5 Ways for Effective B2B Marketing

This topic speaks truly to me: I have been working in sales & marketing operations in B2B companies for the past 4 years and I see B2B marketing failures and mistakes every day. In this post, I will dissect - based on what I have seen - the five most effective ways for B2B marketing from this D&B infographic.

In-Person Events

Nothing beats a face-to-face conversation and this is one tactic where B2B companies can greatly leverage and influence. Do you host marketing events and invite your clients and prospects? (example: Salesforce.com hosts Dreamforce every year in San Francisco and it is a blast every time, I'm going this year in September and I cannot wait to see what new features and products they are introducing)

Webinars

One step down from in-person events - lower cost, larger reach with lower lead conversion - is company-hosted webinars. Webinar is only a format, you can play with what you want to communicate to your target audience depending on the ask.
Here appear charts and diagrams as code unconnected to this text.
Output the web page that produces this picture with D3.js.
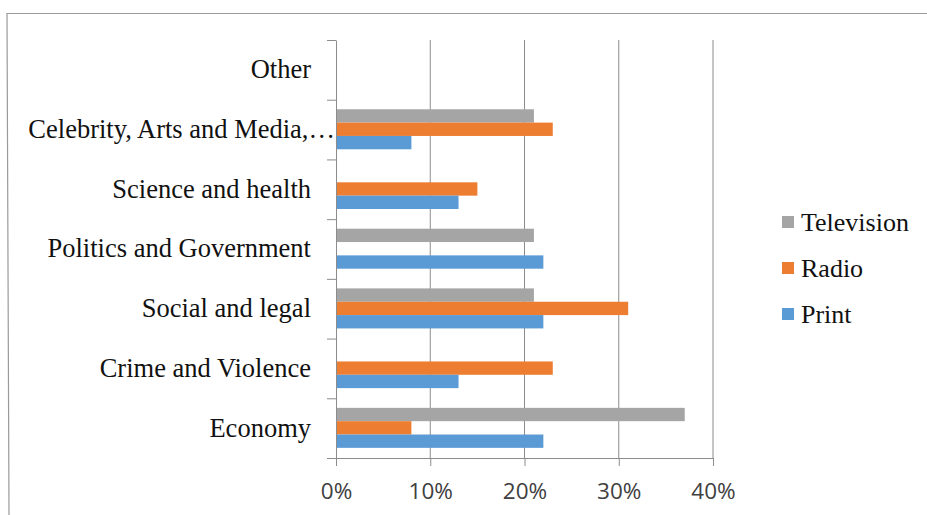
<!DOCTYPE html>
<html>
<head>
<meta charset="utf-8">
<script src="https://cdn.jsdelivr.net/npm/d3@7"></script>
<style>
  body { margin: 0; background: #fff; }
  svg { display: block; }
</style>
</head>
<body>
<div id="chart"></div>
<script>
// categories from top to bottom
var categories = ["Other", "Celebrity, Arts and Media,\u2026", "Science and health",
    "Politics and Government", "Social and legal", "Crime and Violence", "Economy"];
var series = ["Television", "Radio", "Print"];
var television = [0, 21, 0, 21, 21, 0, 37];
var radio      = [0, 23, 15, 0, 31, 23, 8];
var print      = [0, 8, 13, 22, 22, 13, 22];
var ticks = [0, 0.1, 0.2, 0.3, 0.4];
var colors = ["#a5a5a5", "#ed7d31", "#5b9bd5"];

(function(){
    var W = 927, H = 515;
    var plot = {left: 336, right: 713, top: 40, bottom: 458};
    var serif = "'Liberation Serif', 'Times New Roman', serif";

    var svg = d3.select("#chart").append("svg")
        .attr("width", W).attr("height", H);

    // chart frame
    svg.append("path")
        .attr("d", "M9,515 L7,13.5 L927,13.5")
        .style("fill", "none").style("stroke", "#9a9a9a").style("stroke-width", 1.2);

    var x = d3.scaleLinear().domain([0, 0.4]).range([plot.left, plot.right]);
    var y = d3.scaleBand().domain(categories).range([plot.top, plot.bottom]).padding(0);
    var bw = y.bandwidth();
    var sub = d3.scaleBand().domain(series).range([bw * 0.16, bw * 0.83]).padding(0);
    var color = d3.scaleOrdinal().domain(series).range(colors);

    var values = {Television: television, Radio: radio, Print: print};

    // gridlines
    svg.append("g").selectAll("line")
        .data(ticks.slice(1))
        .enter().append("line")
        .attr("x1", function(d){ return x(d); })
        .attr("x2", function(d){ return x(d); })
        .attr("y1", plot.top).attr("y2", plot.bottom)
        .style("stroke", "#8c8c8c").style("stroke-width", 1);

    // bars
    var g = svg.selectAll("g.cat")
        .data(categories)
        .enter().append("g")
        .attr("class", "cat")
        .attr("transform", function(d){ return "translate(0," + y(d) + ")"; });

    g.selectAll("rect")
        .data(function(d, i){
            return series.map(function(s){ return {s: s, v: values[s][i] / 100}; });
        })
        .enter().append("rect")
        .attr("x", x(0))
        .attr("y", function(d){ return sub(d.s); })
        .attr("height", sub.bandwidth())
        .attr("width", function(d){ return x(d.v) - x(0); })
        .style("fill", function(d){ return color(d.s); });

    // x axis
    var xAxis = d3.axisBottom(x).tickValues(ticks).tickFormat(d3.format(".0%"))
        .tickSize(8).tickSizeOuter(0);
    var gx = svg.append("g")
        .attr("transform", "translate(0," + plot.bottom + ")")
        .call(xAxis);
    gx.select(".domain").attr("d", "M" + (plot.left - 9) + ",0.5H" + plot.right)
        .style("stroke", "#8c8c8c");
    gx.selectAll(".tick line").style("stroke", "#8c8c8c");
    gx.selectAll(".tick text")
        .attr("dy", "1.33em")
        .style("font-family", "'Open Sans', sans-serif")
        .style("font-size", "22.5px")
        .style("fill", "#404040");

    // y axis
    var yAxis = d3.axisLeft(y).tickSize(0).tickPadding(26);
    var gy = svg.append("g")
        .attr("transform", "translate(" + plot.left + ",0)")
        .call(yAxis);
    gy.select(".domain").style("stroke", "#8c8c8c");
    gy.selectAll(".tick text")
        .attr("x", function(d){ return d.slice(-1) == "\u2026" ? -1 : -25; })
        .style("font-family", serif)
        .style("font-size", "26.5px")
        .style("fill", "#111");

    // category boundary ticks
    svg.append("g").selectAll("line")
        .data(categories)
        .enter().append("line")
        .attr("x1", plot.left - 9).attr("x2", plot.left)
        .attr("y1", function(d){ return y(d) + 0.5; })
        .attr("y2", function(d){ return y(d) + 0.5; })
        .style("stroke", "#8c8c8c");

    // legend
    var legend = svg.append("g").selectAll("g")
        .data(series)
        .enter().append("g")
        .attr("transform", function(d, i){ return "translate(782," + (222 + i * 46) + ")"; });
    legend.append("rect")
        .attr("x", 0).attr("y", -6).attr("width", 12).attr("height", 12)
        .style("fill", function(d){ return color(d); });
    legend.append("text")
        .attr("x", 19).attr("dy", "0.33em")
        .text(function(d){ return d; })
        .style("font-family", serif)
        .style("font-size", "26px")
        .style("fill", "#111");
})();
</script>
</body>
</html>
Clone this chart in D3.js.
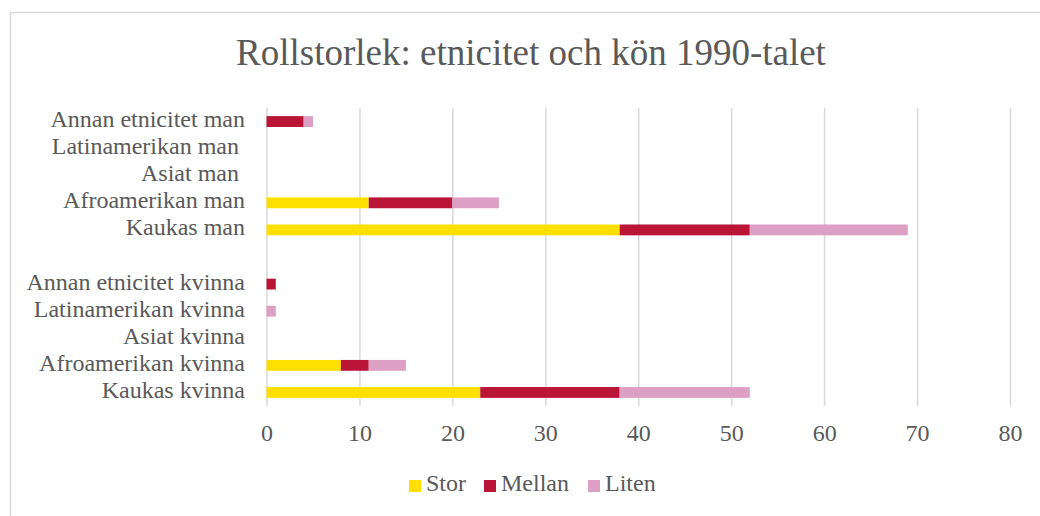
<!DOCTYPE html>
<html lang="sv">
<meta charset="utf-8">
<head>
    <script src='https://d3js.org/d3.v7.min.js'></script>
    <style>
        body { margin: 0; background: #fff; }
        text { font-family: "Liberation Serif", "Times New Roman", serif; fill: #595959; }
    </style>
</head>
<body>
<script>
    // data (top row first)
    var categories = ["Annan etnicitet man", "Latinamerikan man ", "Asiat man ", "Afroamerikan man", "Kaukas man", "",
        "Annan etnicitet kvinna", "Latinamerikan kvinna", "Asiat kvinna", "Afroamerikan kvinna", "Kaukas kvinna"];
    var stor   = [0, 0, 0, 11, 38, 0, 0, 0, 0, 8, 23];
    var mellan = [4, 0, 0, 9, 14, 0, 1, 0, 0, 3, 15];
    var liten  = [1, 0, 0, 5, 17, 0, 0, 1, 0, 4, 14];
    var seriesNames = ["Stor", "Mellan", "Liten"];
    var seriesColors = ["#ffdf00", "#ba1437", "#dd9fc4"];
    var xTicks = [0, 10, 20, 30, 40, 50, 60, 70, 80];
    var title = "Rollstorlek: etnicitet och kön 1990-talet";

    var width = 1040, height = 516;

    var rows = categories.map(function(c, i) {
        return { cat: c, Stor: stor[i], Mellan: mellan[i], Liten: liten[i] };
    });

    var svg = d3.select("body")
        .append("svg")
        .attr("width", width)
        .attr("height", height);

    // chart border (runs off the right and bottom edge)
    svg.append("rect")
        .attr("x", 10.5)
        .attr("y", 12.5)
        .attr("width", 1100)
        .attr("height", 600)
        .attr("fill", "#fff")
        .attr("stroke", "#d9d9d9")
        .attr("stroke-width", 1.5);

    svg.append("text")
        .attr("x", 531)
        .attr("y", 65)
        .attr("text-anchor", "middle")
        .style("font-size", "37px")
        .text(title);

    var x = d3.scaleLinear()
        .domain([0, 80])
        .range([266.5, 1010]);

    var y = d3.scaleBand()
        .domain(categories)
        .range([108, 406])
        .paddingInner(0.6)
        .paddingOuter(0.3);

    // gridlines + tick labels
    var xaxis = svg.append("g")
        .attr("transform", "translate(0,406)")
        .call(d3.axisBottom(x)
            .tickValues(xTicks)
            .tickSize(-298)
            .tickPadding(18));
    xaxis.select(".domain").remove();
    xaxis.selectAll(".tick line")
        .attr("stroke", "#d9d9d9")
        .attr("stroke-width", 1.5);
    xaxis.selectAll(".tick text")
        .style("font-size", "24px")
        .style("font-family", "'Liberation Serif', 'Times New Roman', serif")
        .attr("fill", "#595959");

    // category labels
    svg.append("g")
        .selectAll("text")
        .data(categories)
        .enter()
        .append("text")
        .attr("x", 245)
        .attr("y", function(d) { return y(d) + y.bandwidth() / 2; })
        .attr("dy", "0.23em")
        .attr("text-anchor", "end")
        .style("font-size", "24px")
        .style("white-space", "pre")
        .text(function(d) { return d; });

    // stacked bars
    var stacked = d3.stack().keys(seriesNames)(rows);

    svg.append("g")
        .selectAll("g")
        .data(stacked)
        .enter()
        .append("g")
        .attr("fill", function(d, i) { return seriesColors[i]; })
        .selectAll("rect")
        .data(function(d) { return d.filter(function(p) { return p[1] > p[0]; }); })
        .enter()
        .append("rect")
        .attr("x", function(d) { return x(d[0]); })
        .attr("y", function(d) { return y(d.data.cat); })
        .attr("width", function(d) { return x(d[1]) - x(d[0]); })
        .attr("height", y.bandwidth());

    // legend
    var legendX = [409, 484, 588];
    var legend = svg.append("g")
        .selectAll("g")
        .data(seriesNames)
        .enter()
        .append("g")
        .attr("transform", function(d, i) { return "translate(" + legendX[i] + ",480)"; });

    legend.append("rect")
        .attr("width", 12)
        .attr("height", 12)
        .attr("fill", function(d, i) { return seriesColors[i]; });

    legend.append("text")
        .attr("x", 17)
        .attr("y", 11)
        .style("font-size", "24px")
        .text(function(d) { return d; });
</script>
</body>
</html>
Some of the examples that I have seen includes: inviting your customer to speak about how they use your product to prospects, topics around current events (e.g. online security software hosting a webinar on cyber security after the Sony hack). Hubspot has a nice checklist of tasks that make your webinar great.

Videos

Instead of live events, videos that demonstrate how your product work in real life are even more affordable to produce, and very informative when the lead is just entering the top of the funnel. One thing to avoid though is rambling on and on about the technical specs with little or no mention of real life application. You want to make product videos thinking from the buyer's perspective, not simply to showcase how complex your product is - unless that is relevant to the decision maker. Even then, make it short and sweet.

Blogs

This should go without saying. Compared to whitepapers, blogs feel a tad more personal and gives you the option to read further into the company and its products after you get a feeling from videos and webinars. A well-maintained and curated company blog makes it stands out among competitors and educate potential buyers. 

Case Studies

Companies want to see how other similar companies use this product and what they say about it. Case studies are usually requested further down the sales conversation and the request in itself demonstrates great interest and intent from the buyer. Why do you want to waste your time reading another company's story if you are not considering buying? Therefore, getting great testimonials from your clients is very important. 
In fact, last month our company was able to seal a deal with a financial services company after we provided them with a list of clients within their vertical with similar revenue level. Sometimes, just the fact that others similar to your business is using the product is convincing enough.